Above the entrances and elsewhere around the temple are closed-circuit TVs showing the Deity, but the pilgrims are not much interested in them. They want to get in and see the Deity as He is. Streams of people pour into the main gates, as others pour out the side gate. The front gates are barricaded to allow people to enter in shifts. The women use a separate entrance, and once inside they stand in front of the men, separated by a barrier. All the pilgrims see the Deity and then go outside and circumbulate the temple.
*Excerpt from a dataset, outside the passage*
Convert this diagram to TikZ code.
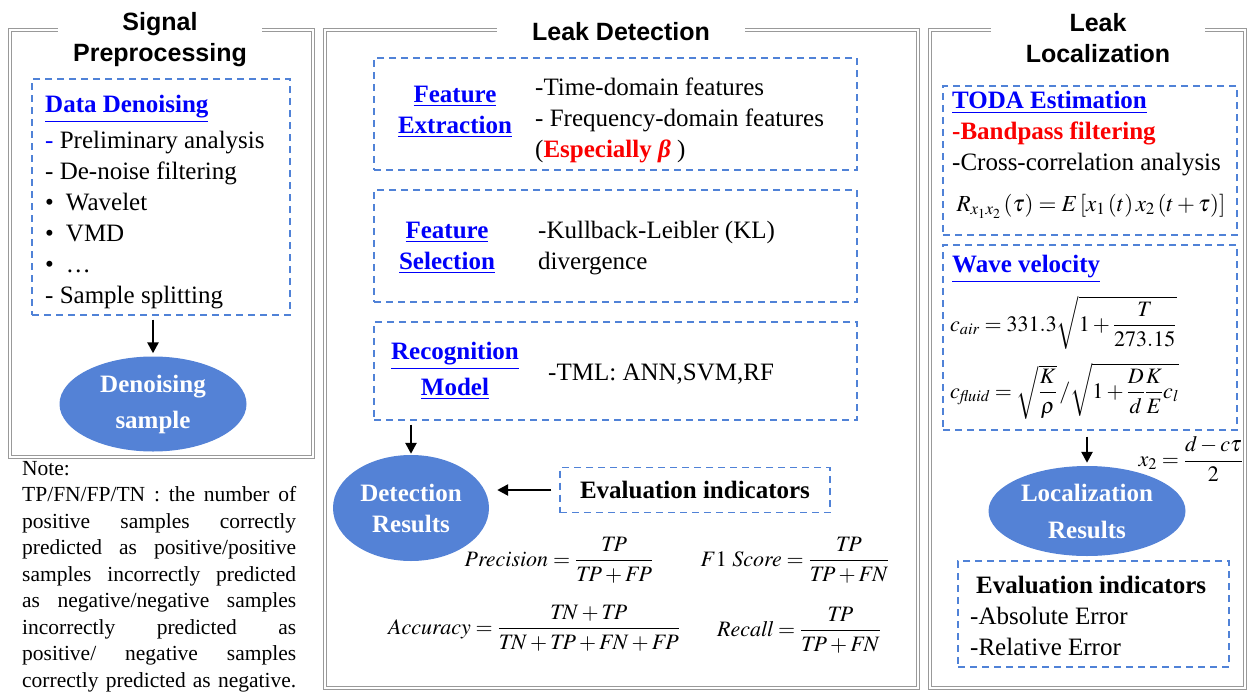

To have darsana of the Lord during arati is auspicious, but the aratis last only a few minutes, so there’s a tremendous rush. Inside the temple,the security forces blow whistles to control the crowd but they have very little effect as thousands of people push and shove their way around one another. No one seems to mind them. The Lord’s big eyes look kindly upon His devotees. Everyone is happy chanting the Lord’s names and having His darsana.
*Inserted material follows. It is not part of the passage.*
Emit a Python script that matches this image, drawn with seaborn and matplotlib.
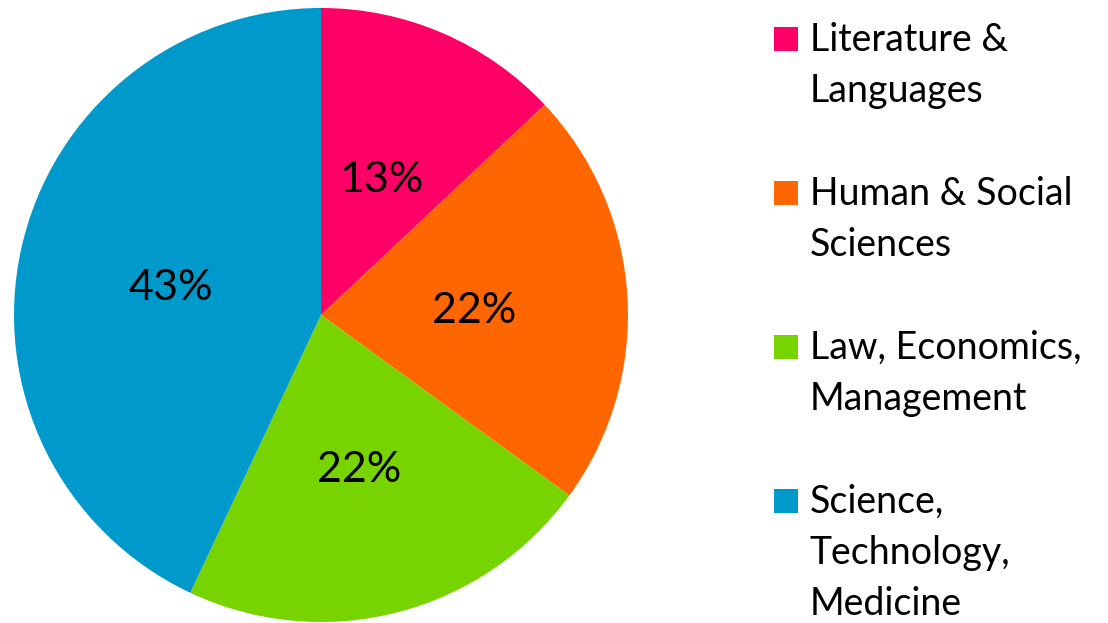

People bring boxes of sweets, open them, hold them above their heads, and offer the sweets by waving their hands toward the Lord over the boxes. They will take the sweets home and give them to people in their villages. In front of the temple a shop sells tulasi leaves to place on sweets bought to be offered to Ranchor Raya.
Apart from Ranchor Raya, Dakor is also famous for gota, lota, and phota. Gota means a local variant of pakora (batter-dipped, deep-fried vegetable) made with coarse chickpea flour and fenugreek leaves and served with yogurt. Lota means a drinking cup; many copper, steel, and aluminium lotas are available in Dakor. Phota means a photo of the deity. These are the things people like to buy.